In the morning I made pancakes and bacon for breakfast and we heated up the leftover manju meat buns.  We all rode the bus and train together to Umeda Station and then we said good-bye to Mayumi’s husband and daughter.  We traveled on to the Shinsaibashi Station where Mayumi planned to check into a hotel for the rest of her Osaka stay.  At the hotel we met up with her college friend, Yutaka, and his family.  Yutaka was born in the US and went to school there until age 17 when his family moved to Japan and stayed here.  I asked him where in the US had he lived and he said he was born in NY but grew up in CA.  Where in CA?  Irvine.  He attended Woodbridge High School!  And he was a big surfer, getting up every day before school to surf in Newport Beach.  Wow.  The world just got a lot smaller!

To recap our small world:  We were randomly connected by with a Japanese woman, now our friend, whose in-laws live in a half hour radius from us in Newport Beach, a teacher at the kids’ international school attended Carden Hall in Newport Beach, and now, this college friend of my cousin here went to school at Woodbridge and surfed the Newport Shoreline.  I just can’t get over it.

Back to baseball.  Now we are a party of 12 because Yutaka and his family are joining us on our mission to Koshien Stadium to watch the Tigers.  It turns out Yutaka is also a huge Tigers fan and he and his family have traveled from Nagoya, an hour and a half away by train.

Photos from Koshien Stadium:




The game is super fun even though the Tigers lost to the Yokohama BayStars.  The fans sing a different chant for each Tigers batter when they come up to bat and they beat plastic baseball bats together to make a loud ruckus.   There are other songs, too.  Some for good luck and also a basic theme song.  Every time a new pitcher comes to the mound, he is driven on to the field by a little, yellow Smart Car.  This happened about six times during our game!  The stands are all yellow.  The other team has a small section reserved for them.









Between the top and bottom of the 7th inning the fans blow up big balloons and then let them go all at once.  The stadium fills with big, mostly yellow, floating balloons.  It’s a sight.  Japanese baseball is the same as American baseball, but I think the fans are way more interesting.

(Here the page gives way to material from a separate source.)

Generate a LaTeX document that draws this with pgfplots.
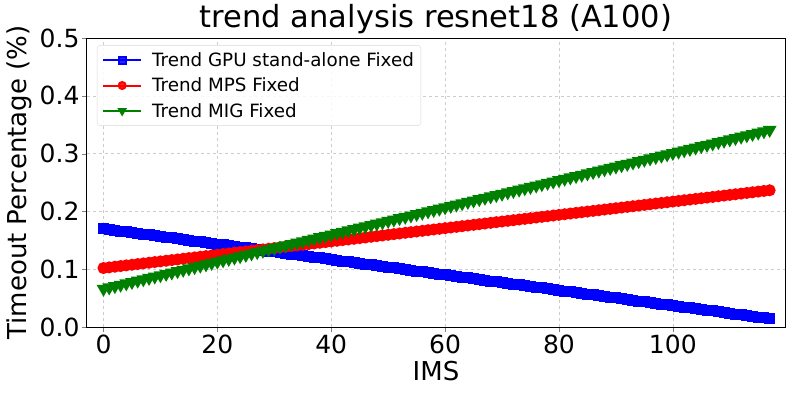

Here is a photo of one of the Asahi beer girls selling beer in the stands.  She has a very large refrigerated keg on her back and she is serving cold beer on tap to fans for 650 yen a cup.  She is very popular!


After the game ended, we met back up with Yutaka and his family, plus another friend and his family.  So now we are a party of 16.


Now we are headed out to dinner.  Even though the game ended around 6pm (18:00), it feels like 9pm!  We’d love to go out for an authentic Japanese dinner but there are just too many of us.  Most Japanese restaurants are small and only have small tables for 2 or 4.  So what can fit a large party of 16?  An American chain restaurant of course.  We are taking the train back to the nighttime mecca of Shinsaibashi.  There’s an all-you-can-eat and drink Shakey’s Pizza which sounds like a good deal for our hungry crew.  The menu has some typical fare, but also “Japanese” spaghetti, bacon spaghetti, seafood pizza, miso sauce pizza with eggplant, corn pizza, beef curry and rice and several types of Japanese salads.  There are over 2 dozen drink options including melon soda, peach soda, apple soda, Calpis (a strange, milky-colored beverage with a lemon taste), ginger ale, Coke and a lot of alcoholic beverages.